Thought you guys might like this, since a lot of us are interested in all 3 cars. Shame it's not the 130i though, since their only complaint was power and price.

http://www.vwvortex.com/artman/publish/article_1596.shtml


----------



## brkf (May 26, 2003)

If that's the same article (same cars, different writer) i read a few days ago it's pretty worthless as the A3 is not the 2.0T or the 3.2. Essentially it's a na engine not offered in the USA.



> Audi's FSI 16-valve 2.0-liter develops 150 horsepower at 6,000 rpm without the aid of a turbo. You may note that this is the exact same output as the original 1.8-liter turbo engines, and the 1.8T was never known as a slacker by any means. The new 2.0 FSI isn't short of grunt, either, and 148 lb-ft is available as low as 3,500 rpm show on the tachometer.

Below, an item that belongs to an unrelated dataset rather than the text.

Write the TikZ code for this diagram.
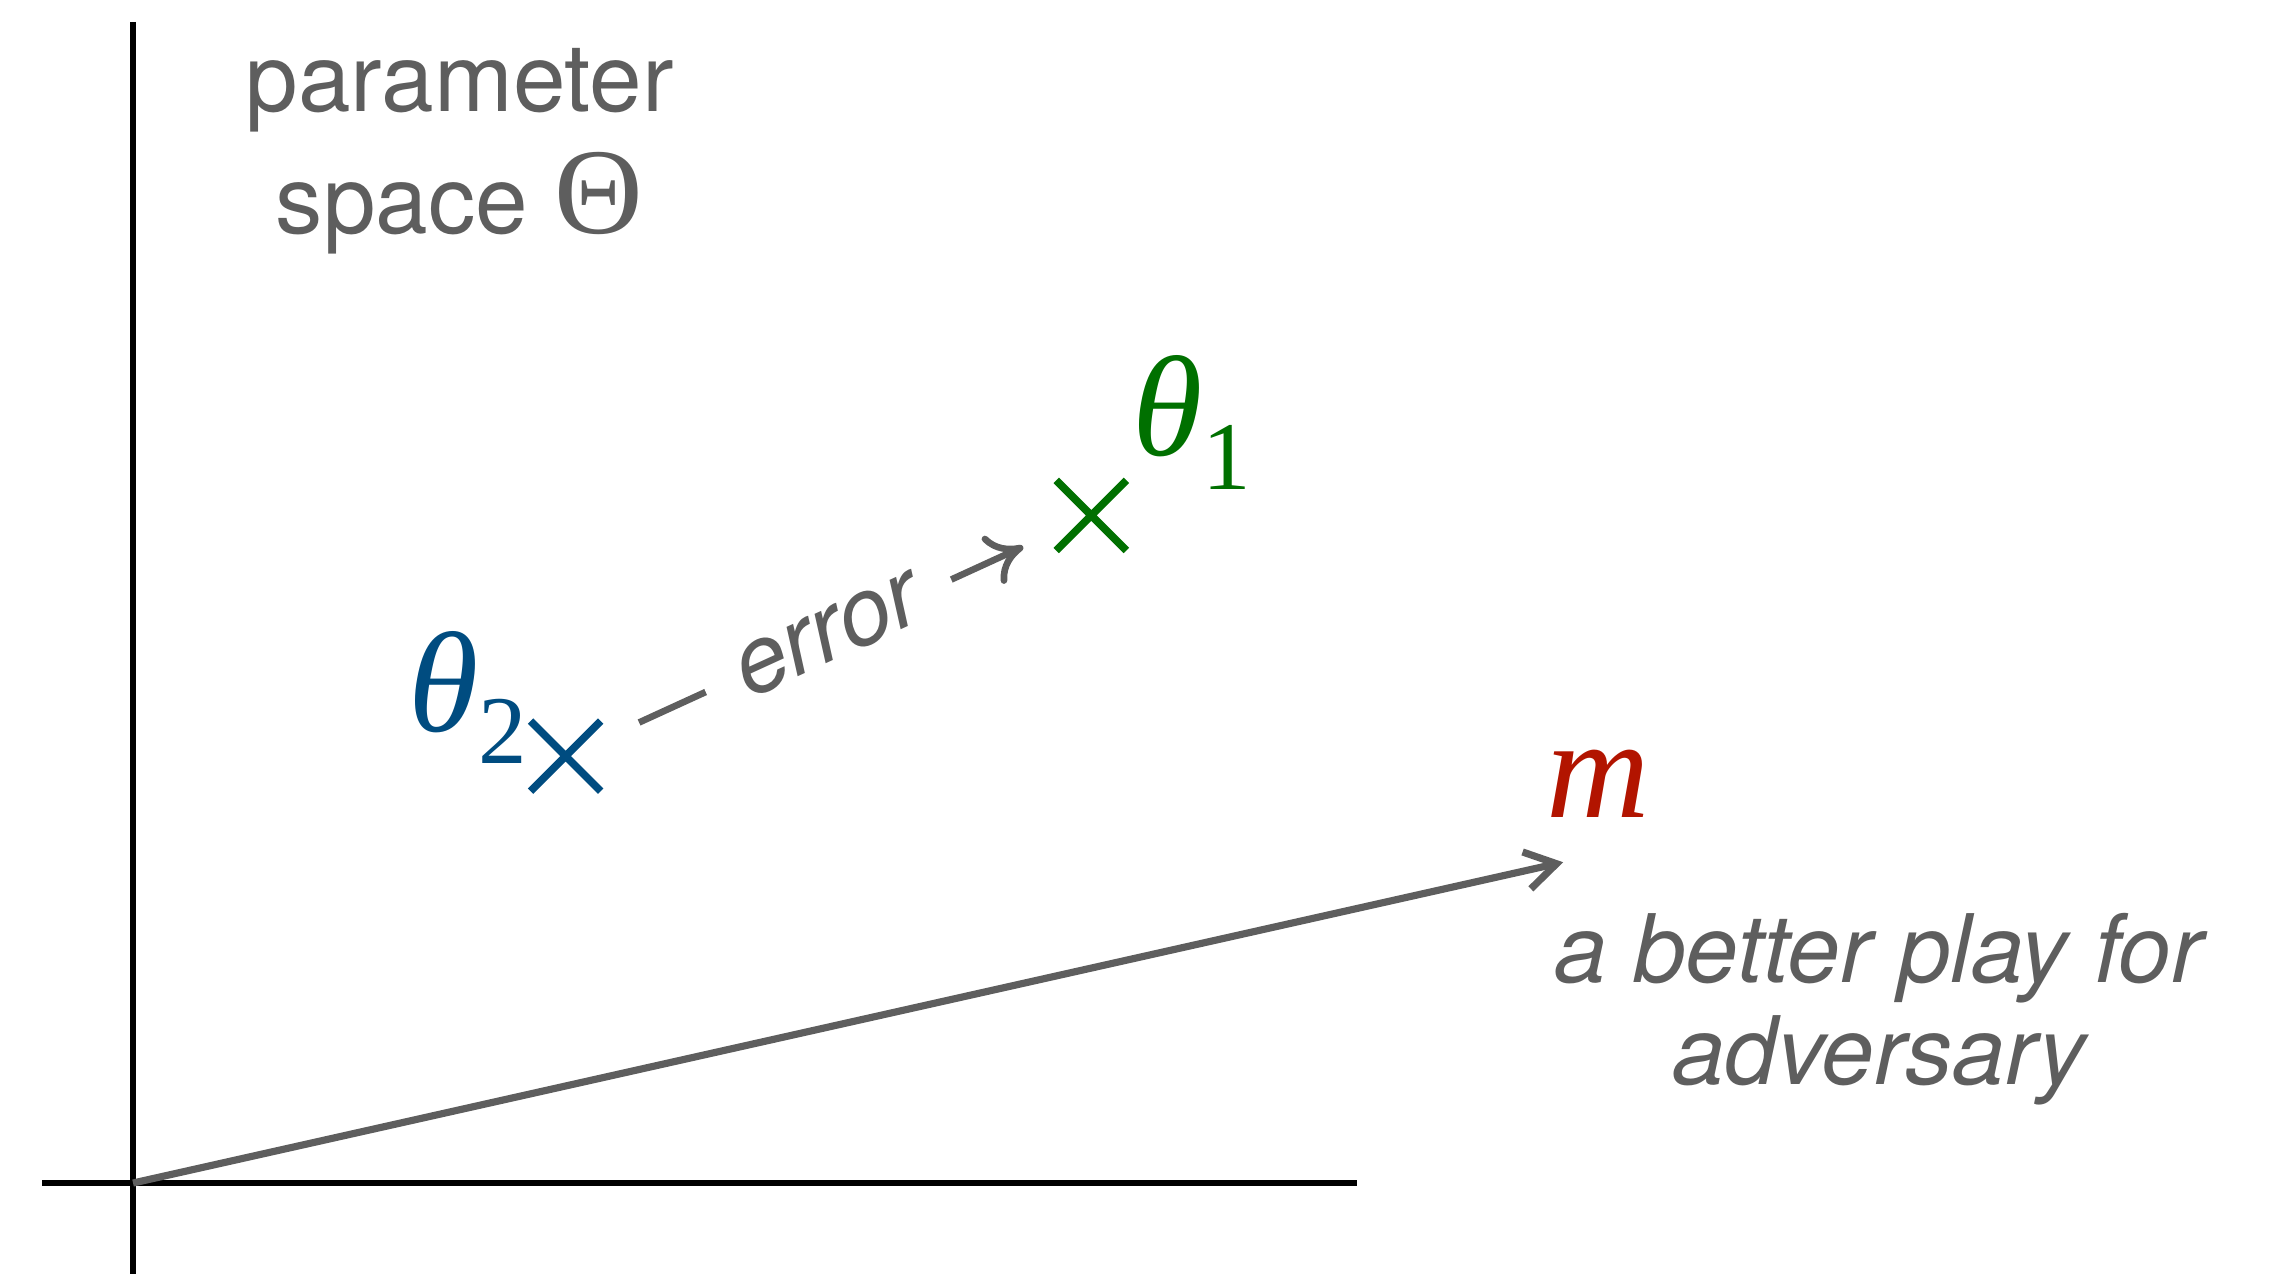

http://www.fourtitude.com/news/publish/Features/article_1771.shtml


----------



## Lanc3r (Sep 5, 2004)

Yup, I'll say it agin. BMW's new 4banger would slot perfectly in the 1series. Then and only then will we have a winner.










:drool:


----------



## Clarke (Oct 21, 2002)

That's an interesting version of the BMW logo on the Valve cover.


----------